— Source data —

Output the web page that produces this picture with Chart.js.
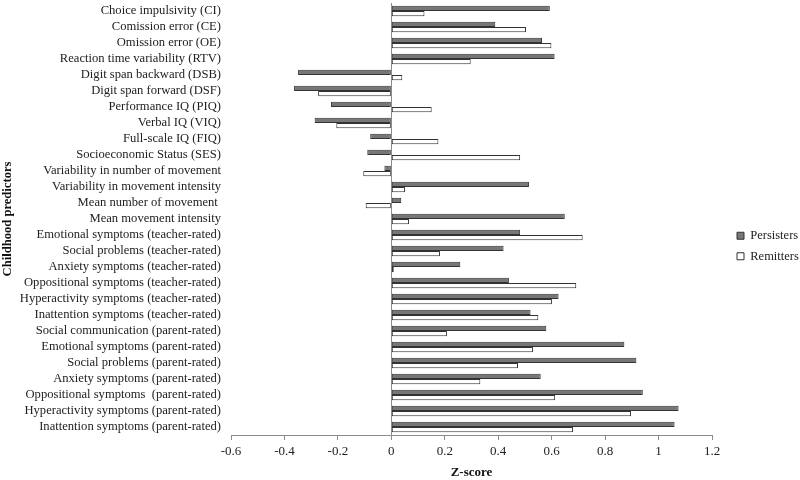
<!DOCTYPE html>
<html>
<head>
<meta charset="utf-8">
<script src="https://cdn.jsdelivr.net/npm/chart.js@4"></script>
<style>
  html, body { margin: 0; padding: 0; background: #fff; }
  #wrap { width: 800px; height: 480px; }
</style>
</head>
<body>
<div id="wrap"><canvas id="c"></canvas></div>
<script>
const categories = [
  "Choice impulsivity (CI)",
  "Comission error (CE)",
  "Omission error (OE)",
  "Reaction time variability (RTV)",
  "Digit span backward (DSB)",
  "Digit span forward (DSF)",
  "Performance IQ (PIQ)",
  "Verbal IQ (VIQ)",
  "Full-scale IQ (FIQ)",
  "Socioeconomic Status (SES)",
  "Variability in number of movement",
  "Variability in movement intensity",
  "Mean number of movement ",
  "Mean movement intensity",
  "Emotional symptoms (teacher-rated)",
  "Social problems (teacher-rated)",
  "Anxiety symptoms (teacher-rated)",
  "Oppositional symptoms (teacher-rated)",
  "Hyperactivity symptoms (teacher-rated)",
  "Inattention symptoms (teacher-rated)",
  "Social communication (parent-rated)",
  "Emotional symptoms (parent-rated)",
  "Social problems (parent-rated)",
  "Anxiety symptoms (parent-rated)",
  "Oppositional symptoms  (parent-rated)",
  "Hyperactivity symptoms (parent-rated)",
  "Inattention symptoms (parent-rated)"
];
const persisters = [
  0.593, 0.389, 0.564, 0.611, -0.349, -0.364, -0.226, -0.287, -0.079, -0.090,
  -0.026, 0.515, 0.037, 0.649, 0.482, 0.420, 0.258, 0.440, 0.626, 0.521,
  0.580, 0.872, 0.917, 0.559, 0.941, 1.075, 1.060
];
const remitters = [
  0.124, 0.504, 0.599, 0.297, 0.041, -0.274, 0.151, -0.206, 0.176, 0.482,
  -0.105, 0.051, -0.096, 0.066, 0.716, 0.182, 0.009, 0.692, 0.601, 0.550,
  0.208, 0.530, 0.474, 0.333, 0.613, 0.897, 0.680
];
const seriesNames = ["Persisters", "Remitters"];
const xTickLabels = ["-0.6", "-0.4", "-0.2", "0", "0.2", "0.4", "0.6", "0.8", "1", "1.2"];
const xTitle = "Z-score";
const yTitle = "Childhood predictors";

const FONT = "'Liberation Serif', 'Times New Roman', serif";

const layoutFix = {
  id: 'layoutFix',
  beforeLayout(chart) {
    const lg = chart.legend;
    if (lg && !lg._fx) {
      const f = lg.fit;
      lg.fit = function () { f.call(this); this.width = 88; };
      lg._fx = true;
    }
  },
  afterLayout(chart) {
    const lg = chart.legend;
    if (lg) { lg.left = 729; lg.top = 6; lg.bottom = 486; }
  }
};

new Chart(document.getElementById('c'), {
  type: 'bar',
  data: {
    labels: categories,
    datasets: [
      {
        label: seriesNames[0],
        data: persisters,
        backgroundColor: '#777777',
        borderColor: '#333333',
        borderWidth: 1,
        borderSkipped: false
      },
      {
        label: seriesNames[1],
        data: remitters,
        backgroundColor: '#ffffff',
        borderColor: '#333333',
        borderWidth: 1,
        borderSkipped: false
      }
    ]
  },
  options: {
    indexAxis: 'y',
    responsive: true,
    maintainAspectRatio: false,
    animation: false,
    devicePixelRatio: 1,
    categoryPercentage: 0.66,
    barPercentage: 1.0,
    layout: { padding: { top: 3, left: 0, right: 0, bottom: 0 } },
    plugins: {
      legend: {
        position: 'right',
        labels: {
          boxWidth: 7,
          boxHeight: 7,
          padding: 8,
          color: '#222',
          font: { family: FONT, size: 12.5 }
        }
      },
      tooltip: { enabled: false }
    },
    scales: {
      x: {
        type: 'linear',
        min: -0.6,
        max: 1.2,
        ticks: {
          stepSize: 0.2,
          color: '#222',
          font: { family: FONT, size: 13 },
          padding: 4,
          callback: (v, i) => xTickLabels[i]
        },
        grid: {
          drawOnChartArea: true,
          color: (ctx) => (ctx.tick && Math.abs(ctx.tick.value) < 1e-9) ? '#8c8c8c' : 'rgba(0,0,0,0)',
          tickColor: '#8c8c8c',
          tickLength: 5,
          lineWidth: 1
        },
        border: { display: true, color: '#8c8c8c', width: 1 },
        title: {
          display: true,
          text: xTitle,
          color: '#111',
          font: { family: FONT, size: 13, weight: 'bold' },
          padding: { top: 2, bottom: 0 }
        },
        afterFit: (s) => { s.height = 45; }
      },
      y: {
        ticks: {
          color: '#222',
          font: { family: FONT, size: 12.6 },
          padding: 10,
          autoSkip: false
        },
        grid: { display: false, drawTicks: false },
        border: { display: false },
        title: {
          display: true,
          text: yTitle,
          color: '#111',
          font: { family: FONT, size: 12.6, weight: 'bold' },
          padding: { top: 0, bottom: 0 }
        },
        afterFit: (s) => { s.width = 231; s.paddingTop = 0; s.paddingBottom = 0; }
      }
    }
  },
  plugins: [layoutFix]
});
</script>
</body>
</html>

— Problem to solve —
Send back the data above word for word, with the pictures left out.

— Written reply —
Output the web page that produces this picture with Chart.js.
<!DOCTYPE html>
<html>
<head>
<meta charset="utf-8">
<script src="https://cdn.jsdelivr.net/npm/chart.js@4"></script>
<style>
  html, body { margin: 0; padding: 0; background: #fff; }
  #wrap { width: 800px; height: 480px; }
</style>
</head>
<body>
<div id="wrap"><canvas id="c"></canvas></div>
<script>
const categories = [
  "Choice impulsivity (CI)",
  "Comission error (CE)",
  "Omission error (OE)",
  "Reaction time variability (RTV)",
  "Digit span backward (DSB)",
  "Digit span forward (DSF)",
  "Performance IQ (PIQ)",
  "Verbal IQ (VIQ)",
  "Full-scale IQ (FIQ)",
  "Socioeconomic Status (SES)",
  "Variability in number of movement",
  "Variability in movement intensity",
  "Mean number of movement ",
  "Mean movement intensity",
  "Emotional symptoms (teacher-rated)",
  "Social problems (teacher-rated)",
  "Anxiety symptoms (teacher-rated)",
  "Oppositional symptoms (teacher-rated)",
  "Hyperactivity symptoms (teacher-rated)",
  "Inattention symptoms (teacher-rated)",
  "Social communication (parent-rated)",
  "Emotional symptoms (parent-rated)",
  "Social problems (parent-rated)",
  "Anxiety symptoms (parent-rated)",
  "Oppositional symptoms  (parent-rated)",
  "Hyperactivity symptoms (parent-rated)",
  "Inattention symptoms (parent-rated)"
];
const persisters = [
  0.593, 0.389, 0.564, 0.611, -0.349, -0.364, -0.226, -0.287, -0.079, -0.090,
  -0.026, 0.515, 0.037, 0.649, 0.482, 0.420, 0.258, 0.440, 0.626, 0.521,
  0.580, 0.872, 0.917, 0.559, 0.941, 1.075, 1.060
];
const remitters = [
  0.124, 0.504, 0.599, 0.297, 0.041, -0.274, 0.151, -0.206, 0.176, 0.482,
  -0.105, 0.051, -0.096, 0.066, 0.716, 0.182, 0.009, 0.692, 0.601, 0.550,
  0.208, 0.530, 0.474, 0.333, 0.613, 0.897, 0.680
];
const seriesNames = ["Persisters", "Remitters"];
const xTickLabels = ["-0.6", "-0.4", "-0.2", "0", "0.2", "0.4", "0.6", "0.8", "1", "1.2"];
const xTitle = "Z-score";
const yTitle = "Childhood predictors";

const FONT = "'Liberation Serif', 'Times New Roman', serif";

const layoutFix = {
  id: 'layoutFix',
  beforeLayout(chart) {
    const lg = chart.legend;
    if (lg && !lg._fx) {
      const f = lg.fit;
      lg.fit = function () { f.call(this); this.width = 88; };
      lg._fx = true;
    }
  },
  afterLayout(chart) {
    const lg = chart.legend;
    if (lg) { lg.left = 729; lg.top = 6; lg.bottom = 486; }
  }
};

new Chart(document.getElementById('c'), {
  type: 'bar',
  data: {
    labels: categories,
    datasets: [
      {
        label: seriesNames[0],
        data: persisters,
        backgroundColor: '#777777',
        borderColor: '#333333',
        borderWidth: 1,
        borderSkipped: false
      },
      {
        label: seriesNames[1],
        data: remitters,
        backgroundColor: '#ffffff',
        borderColor: '#333333',
        borderWidth: 1,
        borderSkipped: false
      }
    ]
  },
  options: {
    indexAxis: 'y',
    responsive: true,
    maintainAspectRatio: false,
    animation: false,
    devicePixelRatio: 1,
    categoryPercentage: 0.66,
    barPercentage: 1.0,
    layout: { padding: { top: 3, left: 0, right: 0, bottom: 0 } },
    plugins: {
      legend: {
        position: 'right',
        labels: {
          boxWidth: 7,
          boxHeight: 7,
          padding: 8,
          color: '#222',
          font: { family: FONT, size: 12.5 }
        }
      },
      tooltip: { enabled: false }
    },
    scales: {
      x: {
        type: 'linear',
        min: -0.6,
        max: 1.2,
        ticks: {
          stepSize: 0.2,
          color: '#222',
          font: { family: FONT, size: 13 },
          padding: 4,
          callback: (v, i) => xTickLabels[i]
        },
        grid: {
          drawOnChartArea: true,
          color: (ctx) => (ctx.tick && Math.abs(ctx.tick.value) < 1e-9) ? '#8c8c8c' : 'rgba(0,0,0,0)',
          tickColor: '#8c8c8c',
          tickLength: 5,
          lineWidth: 1
        },
        border: { display: true, color: '#8c8c8c', width: 1 },
        title: {
          display: true,
          text: xTitle,
          color: '#111',
          font: { family: FONT, size: 13, weight: 'bold' },
          padding: { top: 2, bottom: 0 }
        },
        afterFit: (s) => { s.height = 45; }
      },
      y: {
        ticks: {
          color: '#222',
          font: { family: FONT, size: 12.6 },
          padding: 10,
          autoSkip: false
        },
        grid: { display: false, drawTicks: false },
        border: { display: false },
        title: {
          display: true,
          text: yTitle,
          color: '#111',
          font: { family: FONT, size: 12.6, weight: 'bold' },
          padding: { top: 0, bottom: 0 }
        },
        afterFit: (s) => { s.width = 231; s.paddingTop = 0; s.paddingBottom = 0; }
      }
    }
  },
  plugins: [layoutFix]
});
</script>
</body>
</html>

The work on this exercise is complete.